C'est sur le développement technologique de l'économie russe que des sanctions de longue durée auraient les conséquences les plus graves. Pour la population, cela signifierait une baisse progressive de la qualité des produits dans les rayons des magasins et l'inaccessibilité aux services qui étaient habituels avant la guerre, ce que les anciens ont connu avant 1991.
Par contre, il est peu probable que la stagnation économique conduise à des troubles sociaux ou politiques. La baisse du niveau de vie sera très lente et inégale, tandis que la répression politique s'intensifiera, ce qui contribuera à augmenter les risques courus pour toute contestation.

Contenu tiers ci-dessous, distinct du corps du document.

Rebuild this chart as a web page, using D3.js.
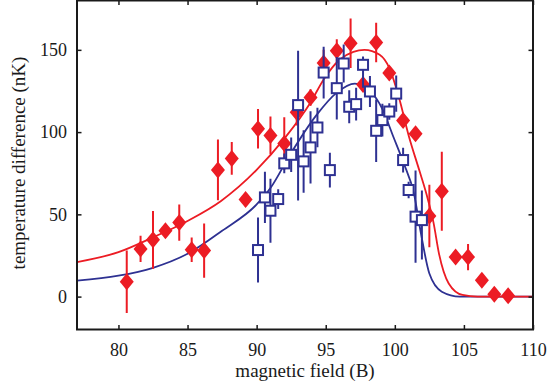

Avant de se livrer à des prédictions hasardeuses, le Ministre de l'économie aurait dû se renseigner sur l'issue des conflits menés par les grands conquérants pour écraser le peuple russe. Ça s'est terminé la première fois par le passage de la Bérézina, et la deuxième fois (qui n'était peut-être pas la seconde, s'il y en a une troisième), par la déconfiture très coûteuse en vies humaines du siège de Stalingrad. L'ouest a la mémoire courte.